Monday, December 11, 2006
Respect Mah Diversitah!
I did a piece on diversity back when I was a wet-behind-the-ears blogger, which at least wasn't as whiny as Benton's. I wouldn't write it that way now, but there it is.
Benton makes some valid points: yes, the costs of diversity initiatives are often borne by people other than those pushing for them. Yes, some very privileged sorts use 'race, class, and gender' to avoid actual thought, and yes, sometimes the theoretical moves are stale and predictable. It's even true that race is not a simple proxy for class, and that chambers of commerce issue routine calls for greater diversity in the business community. (Although I've never, not once, heard one “talking about changing the paradigm of white hegemonic domination.” Has Benton ever been to a chamber of commerce meeting? I've been to lots, and they don't talk that way. They talk about 'inclusion,' and 'changing demographics,' and 'reflecting the community.' 'Hegemonic domination,' not so much.)
I'll take it farther. I'm a little creeped out by the concept of a “diversity officer,” and I have been on job interviews on which I've been asked about my “commitment to diversity.” The former strikes me as self-evident refutation of diversity as oppositional, and the latter as a loyalty oath. Not a big fan of loyalty oaths, even if I'm already loyal. My loyalty is by choice, thank you very much.
All of that said, I'd hate to see us lose sight of the real benefits of diversity.
Proprietary U, for all of its flaws, achieved a real diversity in its faculty and administration almost entirely without even trying. In my deaning days there, I don't think there were any two managers there of the same religion. The faculty was tremendously diverse (except for an unusually high concentration of Unitarians, for whatever reason), whether you looked at race, gender, age, politics, style of dress, teaching philosophy, or just personality.
Looking back, I think the critical variable there was turnover. The place did a great deal of hiring in the late 1990's, so the new hires tended to reflect the folks on the market at that time. People also left or got fired fairly frequently. The net result of all that turnover was that no one group was able to entrench itself for very long. Since you couldn't take for granted that everybody shared the same cultural background, work conversations, more often than not, were actually about work.

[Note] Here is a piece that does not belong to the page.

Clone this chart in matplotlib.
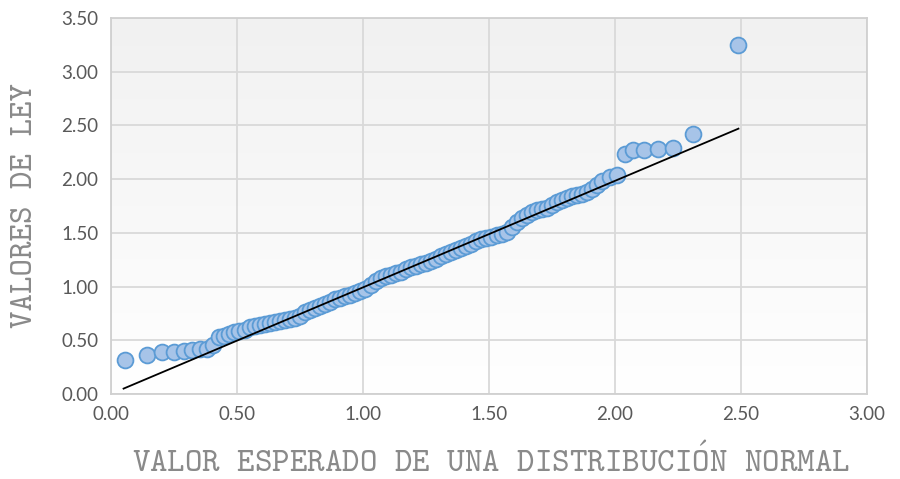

I suspect that one of the reasons that hiring for diversity in traditional higher ed is as contentious as it is is that the turnover rate is so low. When there isn't much hiring generally, every hire 'earmarked' for a diversity line is a line lost to someone else. Worse, when new hires happen once a decade or more in a given department, it's nearly impossible for the newbies to effect meaningful change in the departments. That's a real loss. When a newbie is appended to a department that has been together for decades, most commonly one of two things happens: either the newbie doesn't 'fit' and gets flak for it, or the newbie learns to keep her head down. Neither is good.
In my stint guest-blogging for Bitch a while back, I did a post called “Spot the Glass Ceiling” in which I simply listed my work hours for the previous two weeks. A disturbing number of commenters missed the point completely, and some actually took me to task for using words in unusual ways. (Heaven forbid we should try to say something new!) The point was to show that something ostensibly neutral – work hours – can reflect expectations about the life situation of the employee. A single parent could not do this job. This job is not unique that way. Therefore, over time, we should expect this job and jobs like it to be filled be certain kinds of people and not others. It will look like self-selection, and there will be some truth in that. But the self-selection will reflect jobs constructed on the assumption that the worker has a wife to watch the kids.
A really productive approach to diversity, I'd hope, would take as a starting point the idea that we shouldn't just find different-colored pegs for pre-existing holes; we should re-shape the holes. Jobs are becoming more time- and effort- consuming. The theory, back in the day, was that they'd have to become less so as more women entered the workforce. Jobs used to be built on the 'primary breadwinner' model. Now they're built on the 'isolated monad' model. There's a sense in which this is progress, but there's a very real sense in which it's madness. If diversified hiring pushes us to reshape jobs to fit actual human beings, that would be a contribution worth any amount of annoying literary criticism.
Diversity is best when it happens without a diversity officer making it happen. That requires both a consistent stream of opportunities, and jobs shaped around the realities of how people actually live. Most of higher ed now features neither. I suspect that if we take care of those, over time, we'll be able to have some much less whiny conversations about the problems that remain.